## [Your instructions]
Whenever a line below holds the word "page", copy that line.

━━━━

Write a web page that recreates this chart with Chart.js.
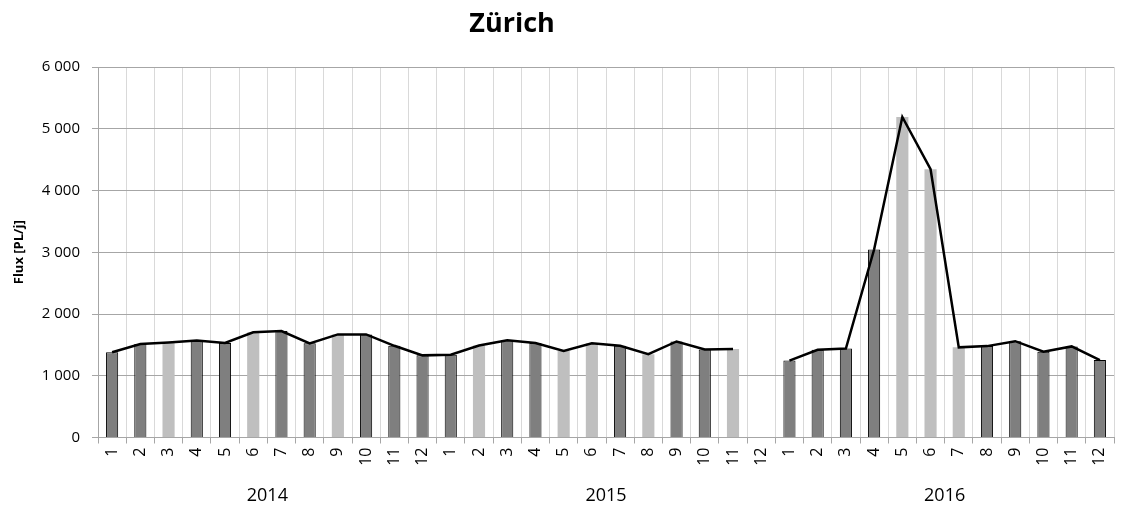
<!DOCTYPE html>
<html>
<head>
<meta charset="utf-8">
<title>Zürich</title>
<script src="https://cdn.jsdelivr.net/npm/chart.js@4.4.1/dist/chart.umd.min.js"></script>
<style>
  body { margin: 0; background: #fff; }
  canvas { display: block; }
</style>
</head>
<body>
<canvas id="fluxChart" width="1131" height="512"></canvas>
<script>
// Mois et années (axe X à deux niveaux)
const monthLabels = ['1', '2', '3', '4', '5', '6', '7', '8', '9', '10', '11', '12'];
const years = ['2014', '2015', '2016'];
const categories = [].concat(monthLabels, monthLabels, monthLabels);

// Flux mensuel [PL/j], null = pas de donnée
const flux = [
    1380, 1515, 1540, 1570, 1530, 1705, 1725, 1525, 1670, 1670, 1485, 1330, // 2014
    1340, 1490, 1575, 1530, 1400, 1525, 1485, 1350, 1555, 1425, 1435, null, // 2015
    1245, 1420, 1440, 3045, 5190, 4345, 1460, 1480, 1560, 1390, 1475, 1255  // 2016
];

// 1 = valeur estimée (barre claire), 0 = valeur mesurée (barre foncée)
const estimated = [
    0, 0, 1, 0, 0, 1, 0, 0, 1, 0, 0, 0,
    0, 1, 0, 0, 1, 1, 0, 1, 0, 0, 1, 0,
    0, 0, 0, 0, 1, 1, 1, 0, 0, 0, 0, 0
];

const yTicks = [0, 1000, 2000, 3000, 4000, 5000, 6000];

const FONT = "'Open Sans', sans-serif";

// Titre dessiné à la main (décalé par rapport au centre du canvas)
const titlePlugin = {
    id: 'titreZurich',
    afterDraw(chart) {
        const c = chart.ctx;
        c.save();
        c.font = "bold 27px " + FONT;
        c.fillStyle = '#000';
        c.textAlign = 'center';
        c.textBaseline = 'middle';
        c.fillText('Zürich', 512, 24);
        c.restore();
    }
};

const ctx = document.getElementById('fluxChart').getContext('2d');
const fluxChart = new Chart(ctx, {
    data: {
        labels: categories,
        datasets: [{
            type: 'line',
            data: flux,
            borderColor: '#000',
            borderWidth: 2.5,
            pointRadius: 0,
            tension: 0,
            fill: false,
            order: 0
        }, {
            type: 'bar',
            data: flux,
            backgroundColor: estimated.map(e => e ? '#bfbfbf' : '#7f7f7f'),
            borderColor: '#000',
            borderWidth: estimated.map(e => e ? 0 : 1),
            barPercentage: 0.43,
            categoryPercentage: 1,
            order: 1
        }]
    },
    options: {
        responsive: false,
        animation: false,
        layout: {
            padding: { top: 67, right: 17, left: 0, bottom: 0 }
        },
        plugins: {
            legend: { display: false },
            tooltip: { enabled: false },
            title: { display: false }
        },
        scales: {
            x: {
                grid: {
                    color: '#d9d9d9',
                    tickColor: '#a6a6a6',
                    tickLength: 6
                },
                border: { color: '#a6a6a6' },
                ticks: {
                    color: '#000',
                    font: { family: FONT, size: 16 },
                    minRotation: 90,
                    maxRotation: 90,
                    padding: 4,
                    autoSkip: false
                },
                afterFit(scale) { scale.height = 38; }
            },
            years: {
                type: 'category',
                labels: years,
                position: 'bottom',
                offset: true,
                grid: { display: false },
                border: { display: false },
                ticks: {
                    color: '#000',
                    font: { family: FONT, size: 18 },
                    padding: 2
                },
                afterFit(scale) { scale.height = 36.5; }
            },
            y: {
                min: 0,
                max: 6000,
                afterBuildTicks(scale) {
                    scale.ticks = yTicks.map(v => ({ value: v }));
                },
                grid: {
                    color: '#a6a6a6',
                    tickLength: 6
                },
                border: { color: '#a6a6a6' },
                ticks: {
                    color: '#000',
                    font: { family: FONT, size: 15 },
                    padding: 12,
                    callback: v => String(v).replace(/\B(?=(\d{3})+(?!\d))/g, ' ')
                },
                title: {
                    display: true,
                    text: 'Flux [PL/j]',
                    color: '#000',
                    font: { family: FONT, size: 13, weight: 'bold' },
                    padding: { top: 11, bottom: 0 }
                },
                afterFit(scale) { scale.width = 98; }
            }
        }
    },
    plugins: [titlePlugin]
});
</script>
</body>
</html>
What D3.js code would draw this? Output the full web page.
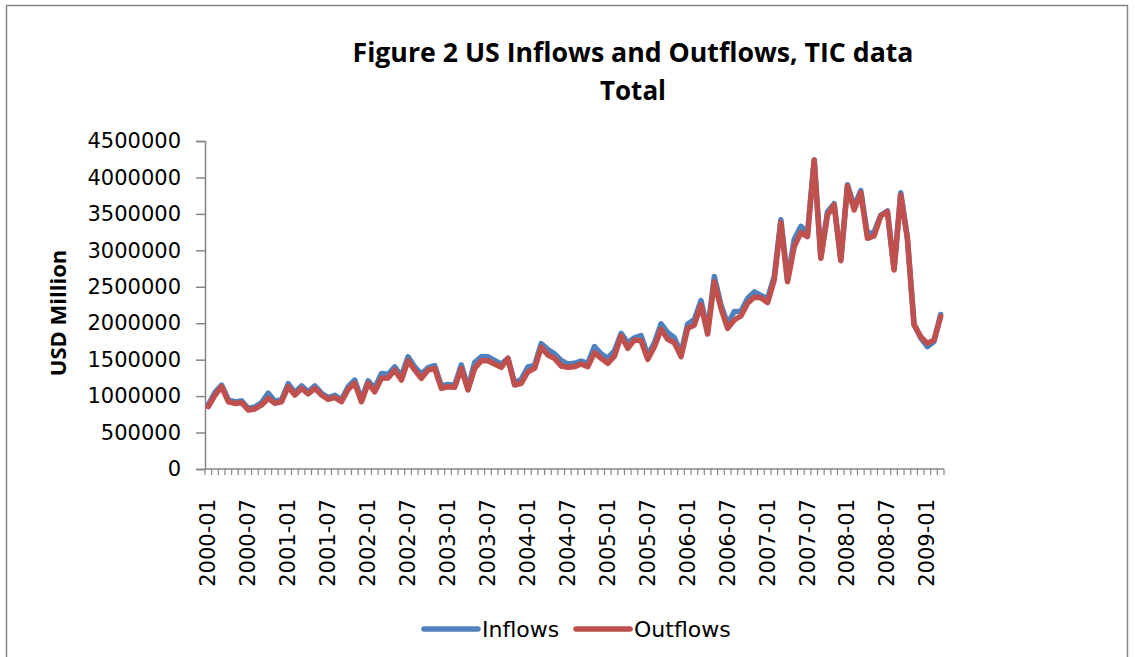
<!DOCTYPE html>
<html>
<head>
<meta charset="utf-8">
<script src="https://cdn.jsdelivr.net/npm/d3@7"></script>
<style>
  body { margin: 0; background: #fff; }
  svg { display: block; }
</style>
</head>
<body>
<div id="chart"></div>
<script>
// monthly categories 2000-01 .. 2009-03
let months = d3.timeMonths(new Date(2000, 0, 1), new Date(2009, 3, 1)).map(d3.timeFormat("%Y-%m"));

let inflows = [
  880000, 1050000, 1150000, 950000, 920000, 935000, 830000, 850000, 910000, 1040000, 930000, 950000,
  1170000, 1050000, 1140000, 1060000, 1140000, 1040000, 980000, 1010000, 950000, 1130000, 1220000, 950000,
  1210000, 1110000, 1310000, 1300000, 1400000, 1270000, 1540000, 1400000, 1300000, 1390000, 1420000, 1140000,
  1160000, 1150000, 1430000, 1110000, 1460000, 1540000, 1540000, 1490000, 1440000, 1520000, 1180000, 1230000,
  1400000, 1420000, 1720000, 1640000, 1580000, 1490000, 1440000, 1450000, 1480000, 1450000, 1680000, 1580000,
  1520000, 1620000, 1860000, 1730000, 1800000, 1830000, 1560000, 1730000, 1990000, 1870000, 1800000, 1590000,
  1990000, 2050000, 2310000, 1900000, 2640000, 2250000, 1990000, 2160000, 2160000, 2340000, 2430000, 2380000,
  2340000, 2640000, 3420000, 2590000, 3150000, 3330000, 3240000, 4240000, 2900000, 3530000, 3640000, 2870000,
  3900000, 3600000, 3820000, 3220000, 3250000, 3480000, 3540000, 2740000, 3790000, 3170000, 1990000, 1800000,
  1680000, 1750000, 2120000
];

let outflows = [
  855000, 1015000, 1129000, 923000, 900000, 910000, 810000, 823000, 878000, 970000, 900000, 923000,
  1129000, 1015000, 1107000, 1029000, 1107000, 1015000, 956000, 983000, 923000, 1093000, 1176000, 923000,
  1176000, 1060000, 1244000, 1250000, 1358000, 1221000, 1486000, 1358000, 1244000, 1358000, 1381000, 1107000,
  1129000, 1120000, 1381000, 1084000, 1381000, 1486000, 1486000, 1440000, 1395000, 1518000, 1152000, 1176000,
  1335000, 1381000, 1670000, 1564000, 1518000, 1413000, 1395000, 1404000, 1440000, 1404000, 1596000, 1518000,
  1450000, 1550000, 1825000, 1656000, 1770000, 1760000, 1505000, 1678000, 1917000, 1780000, 1733000, 1541000,
  1930000, 1976000, 2250000, 1852000, 2570000, 2205000, 1930000, 2044000, 2099000, 2273000, 2356000, 2350000,
  2282000, 2593000, 3380000, 2570000, 3050000, 3242000, 3187000, 4240000, 2891000, 3485000, 3622000, 2858000,
  3883000, 3553000, 3791000, 3165000, 3197000, 3471000, 3530000, 2730000, 3759000, 3165000, 1976000, 1815000,
  1724000, 1770000, 2090000
];

let yTicks = [0, 500000, 1000000, 1500000, 2000000, 2500000, 3000000, 3500000, 4000000, 4500000];
let seriesNames = ["Inflows", "Outflows"];
let seriesColors = ["#4F81BD", "#C0504D"];

let width = 1135, height = 657;
let plot = { left: 205, right: 944, top: 141, bottom: 469 };
let axisColor = "#868686";
let tickFont = "'DejaVu Sans', sans-serif";

let svg = d3.select("#chart").append("svg")
  .attr("width", width)
  .attr("height", height);

// chart area border
svg.append("rect")
  .attr("x", 6.5).attr("y", 5.5)
  .attr("width", 1121).attr("height", 700)
  .attr("fill", "#fff")
  .attr("stroke", axisColor)
  .attr("stroke-width", 1.5);

let x = d3.scaleBand()
  .domain(months)
  .range([plot.left, plot.right])
  .padding(0);

let y = d3.scaleLinear()
  .domain([0, 4500000])
  .range([plot.bottom, plot.top]);

// y axis
let yAxis = svg.append("g")
  .attr("transform", `translate(${plot.left},0)`)
  .call(d3.axisLeft(y).tickValues(yTicks).tickFormat(d3.format("d")).tickSize(9).tickPadding(15));
yAxis.select(".domain").attr("stroke", axisColor).attr("stroke-width", 1.5);
yAxis.selectAll(".tick line").attr("stroke", axisColor).attr("stroke-width", 1.5);
yAxis.selectAll("text")
  .attr("fill", "#000")
  .style("font-family", tickFont)
  .style("font-size", "21px");

// x axis: a tick at every category boundary, label every 6 months
let xAxisG = svg.append("g");
xAxisG.append("line")
  .attr("x1", plot.left).attr("x2", plot.right)
  .attr("y1", plot.bottom).attr("y2", plot.bottom)
  .attr("stroke", axisColor).attr("stroke-width", 1.5);

let boundaries = months.map(m => x(m)).concat([plot.right]);
xAxisG.selectAll("line.tick")
  .data(boundaries)
  .enter().append("line")
  .attr("class", "tick")
  .attr("x1", d => d).attr("x2", d => d)
  .attr("y1", plot.bottom).attr("y2", plot.bottom + 6)
  .attr("stroke", axisColor).attr("stroke-width", 1.2);

xAxisG.selectAll("text")
  .data(months.filter((m, i) => i % 6 === 0))
  .enter().append("text")
  .attr("transform", d => `translate(${x(d) + x.bandwidth() / 2 + 7},${plot.bottom + 30}) rotate(-90)`)
  .attr("text-anchor", "end")
  .style("font-family", tickFont)
  .style("font-size", "21px")
  .text(d => d);

// axis title
svg.append("text")
  .attr("transform", `translate(66,313) rotate(-90)`)
  .attr("text-anchor", "middle")
  .style("font-family", "'Open Sans', sans-serif")
  .style("font-weight", "bold")
  .style("font-size", "22px")
  .text("USD Million");

// title
let title = svg.append("g")
  .style("font-family", "'Open Sans', sans-serif")
  .style("font-weight", "bold")
  .style("font-size", "26px")
  .attr("text-anchor", "middle");
title.append("text")
  .attr("x", 633).attr("y", 62)
  .attr("textLength", 561)
  .attr("lengthAdjust", "spacingAndGlyphs")
  .text("Figure 2 US Inflows and Outflows, TIC data");
title.append("text")
  .attr("x", 633).attr("y", 100)
  .text("Total");

// lines
let line = d3.line()
  .x((d, i) => x(months[i]) + x.bandwidth() / 2)
  .y(d => y(d));

[inflows, outflows].forEach((values, k) => {
  svg.append("path")
    .datum(values)
    .attr("fill", "none")
    .attr("stroke", seriesColors[k])
    .attr("stroke-width", 5.5)
    .attr("stroke-linejoin", "round")
    .attr("stroke-linecap", "round")
    .attr("d", line);
});

// legend
let legendX = [424, 576];
let legend = svg.append("g");
seriesNames.forEach((name, k) => {
  legend.append("line")
    .attr("x1", legendX[k]).attr("x2", legendX[k] + 54)
    .attr("y1", 629).attr("y2", 629)
    .attr("stroke", seriesColors[k])
    .attr("stroke-width", 5.5)
    .attr("stroke-linecap", "round");
  legend.append("text")
    .attr("x", legendX[k] + 58).attr("y", 637)
    .style("font-family", tickFont)
    .style("font-size", "22px")
    .text(name);
});
</script>
</body>
</html>
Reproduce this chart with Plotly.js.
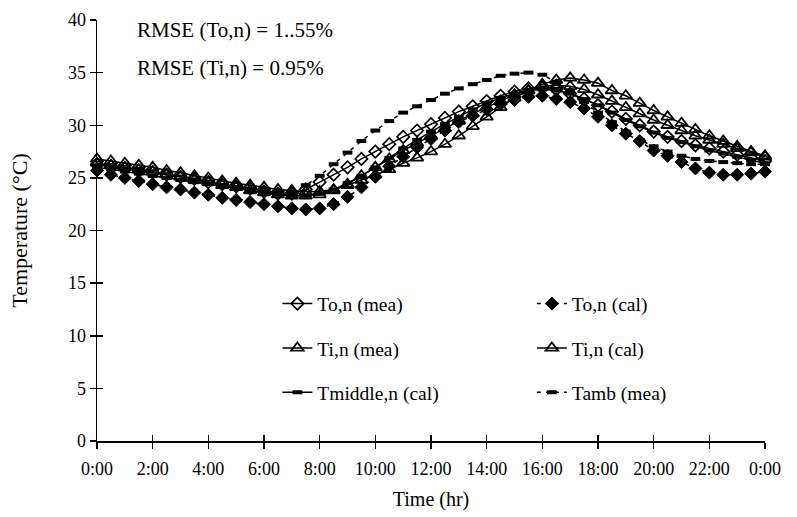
<!DOCTYPE html>
<html>
<head>
<meta charset="utf-8">
<script src="https://cdn.plot.ly/plotly-3.0.1.min.js"></script>
<style>html,body{margin:0;padding:0;background:#fff;}#chart{width:797px;height:517px;}</style>
</head>
<body>
<div id="chart"></div>
<script>
// Time in hours (half-hour steps, 0:00 to next 0:00)
const hours = [0,0.5,1,1.5,2,2.5,3,3.5,4,4.5,5,5.5,6,6.5,7,7.5,8,8.5,9,9.5,10,10.5,11,11.5,12,12.5,13,13.5,14,14.5,15,15.5,16,16.5,17,17.5,18,18.5,19,19.5,20,20.5,21,21.5,22,22.5,23,23.5,24];
const tickVals = [0,2,4,6,8,10,12,14,16,18,20,22,24];
const tickText = ["0:00","2:00","4:00","6:00","8:00","10:00","12:00","14:00","16:00","18:00","20:00","22:00","0:00"];

const toMea = [26.3,26.1,25.9,25.7,25.5,25.3,25.1,24.9,24.6,24.4,24.2,24.0,23.7,23.5,23.5,23.9,24.6,25.3,26.0,26.8,27.5,28.2,28.9,29.5,30.1,30.7,31.3,31.8,32.3,32.8,33.2,33.5,33.6,33.4,33.0,32.5,31.9,31.3,30.6,30.0,29.4,28.9,28.5,28.1,27.8,27.5,27.2,26.9,26.6];
const toCal = [25.7,25.3,25.0,24.7,24.4,24.1,23.9,23.6,23.4,23.1,22.9,22.7,22.5,22.3,22.1,22.0,22.1,22.5,23.2,24.1,25.1,26.1,27.0,27.9,28.7,29.5,30.3,30.9,31.5,32.0,32.4,32.7,32.8,32.5,32.2,31.6,30.8,30.0,29.2,28.5,27.6,27.1,26.5,25.9,25.5,25.3,25.3,25.4,25.6];
const tiMea = [26.8,26.6,26.4,26.2,26.0,25.7,25.5,25.2,25.0,24.7,24.5,24.3,24.1,23.9,23.8,23.7,23.7,23.9,24.3,24.8,25.3,25.8,26.4,26.9,27.5,28.2,29.0,29.9,30.8,31.7,32.6,33.3,33.9,34.3,34.5,34.3,34.0,33.3,32.8,32.1,31.4,30.8,30.2,29.6,29.0,28.5,28.0,27.5,27.1];
const tiCal = [26.4,26.2,26.0,25.8,25.6,25.3,25.1,24.8,24.6,24.3,24.1,23.8,23.6,23.4,23.3,23.3,23.4,23.8,24.4,25.2,26.0,26.8,27.6,28.3,29.0,29.7,30.4,31.1,31.7,32.3,32.9,33.3,33.7,33.8,33.7,33.4,32.9,32.3,31.7,31.1,30.5,30.0,29.5,29.0,28.6,28.2,27.8,27.4,27.0];
const tMiddle = [26.0,25.8,25.6,25.4,25.2,25.0,24.8,24.6,24.4,24.2,24.0,23.8,23.6,23.4,23.3,23.3,23.5,23.9,24.5,25.2,26.0,26.9,27.8,28.6,29.4,30.1,30.8,31.5,32.1,32.6,33.0,33.3,33.4,33.3,33.0,32.5,31.9,31.2,30.5,29.9,29.3,28.8,28.4,28.0,27.6,27.3,27.0,26.7,26.4];
const tAmb = [26.2,26.0,25.7,25.5,25.2,25.0,24.8,24.6,24.4,24.2,24.0,23.8,23.6,23.5,23.6,24.3,25.2,26.3,27.4,28.5,29.5,30.4,31.2,31.8,32.4,33.0,33.5,33.9,34.3,34.7,34.9,35.0,34.8,34.1,33.2,32.2,31.2,30.3,29.4,28.6,28.0,27.5,27.1,26.8,26.6,26.5,26.4,26.3,26.3];

const names = ["To,n (mea)","To,n (cal)","Ti,n (mea)","Ti,n (cal)","Tmiddle,n (cal)","Tamb (mea)"];
const rmseText = ["RMSE (To,n) = 1..55%","RMSE (Ti,n) = 0.95%"];

const FONT = "Liberation Serif, Times New Roman, serif";
const K = "#000";

function tr(y, name, dash, marker, legend, grp){
  return {x: hours, y: y, name: name, type: "scatter", mode: "lines+markers",
    line: {color: K, width: 1.5, dash: dash}, marker: marker,
    legend: legend, legendgroup: grp, cliponaxis: false};
}
const openDia = {symbol: "diamond-open", size: 9.5, color: K, line: {color: K, width: 1.7}};
const fillDia = {symbol: "diamond", size: 10, color: K, line: {color: K, width: 1}};
const openTri = {symbol: "triangle-up-open", size: 11, color: K, line: {color: K, width: 1.8}};
const bar = {symbol: "line-ew", size: 7, color: K, line: {color: K, width: 4}};

const data = [
  tr(toMea, names[0], "solid", openDia, "legend", "a"),
  tr(tiMea, names[2], "solid", openTri, "legend", "b"),
  tr(tMiddle, names[4], "solid", bar, "legend", "c"),
  tr(toCal, names[1], "4px,5px", fillDia, "legend2", "d"),
  tr(tiCal, names[3], "solid", openTri, "legend2", "e"),
  tr(tAmb, names[5], "4px,5px", bar, "legend2", "f")
];

const axBase = {showgrid: false, zeroline: false, showline: true, linecolor: K, linewidth: 1.5,
  tickcolor: K, tickwidth: 1.5, ticklen: 6, tickfont: {family: FONT, size: 18, color: K}};

const layout = {
  width: 797, height: 517,
  margin: {l: 97, r: 32, t: 20, b: 76},
  paper_bgcolor: "#fff", plot_bgcolor: "#fff",
  font: {family: FONT, color: K},
  showlegend: true,
  xaxis: Object.assign({}, axBase, {range: [0, 24], tickvals: tickVals, ticktext: tickText, ticks: "outside",
    ticklabelstandoff: 5,
    title: {text: "Time (hr)", font: {family: FONT, size: 20, color: K}, standoff: 14}}),
  xaxis2: Object.assign({}, axBase, {range: [0, 24], tickvals: tickVals, ticks: "inside", showticklabels: false,
    overlaying: "x", matches: "x"}),
  yaxis: Object.assign({}, axBase, {range: [0, 40], dtick: 5, ticks: "outside",
    title: {text: "Temperature (°C)", font: {family: FONT, size: 22, color: K}, standoff: 34}}),
  yaxis2: Object.assign({}, axBase, {range: [0, 40], dtick: 5, ticks: "inside", showticklabels: false,
    overlaying: "y", side: "left"}),
  legend: {x: 0.270, y: 0.372, xanchor: "left", yanchor: "top", bgcolor: "rgba(0,0,0,0)",
    font: {family: FONT, size: 19.5, color: K}, tracegroupgap: 16, traceorder: "grouped"},
  legend2: {x: 0.651, y: 0.372, xanchor: "left", yanchor: "top", bgcolor: "rgba(0,0,0,0)",
    font: {family: FONT, size: 19.5, color: K}, tracegroupgap: 16, traceorder: "grouped"},
  annotations: [
    {xref: "paper", yref: "paper", x: 0.057, y: 0.976, xanchor: "left", yanchor: "middle", showarrow: false,
      text: rmseText[0], font: {family: FONT, size: 21, color: K}},
    {xref: "paper", yref: "paper", x: 0.057, y: 0.886, xanchor: "left", yanchor: "middle", showarrow: false,
      text: rmseText[1], font: {family: FONT, size: 21, color: K}}
  ]
};
// invisible point so the overlaid cross-tick axes are drawn
data.push({x: [0], y: [0], xaxis: "x2", yaxis: "y2", mode: "markers", marker: {opacity: 0}, showlegend: false, hoverinfo: "skip"});

Plotly.newPlot("chart", data, layout, {displayModeBar: false, staticPlot: true});
</script>
</body>
</html>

━━━━

## [Complete response]
Write a web page that recreates this chart with Chart.js.
What D3.js code would draw this? Output the full web page.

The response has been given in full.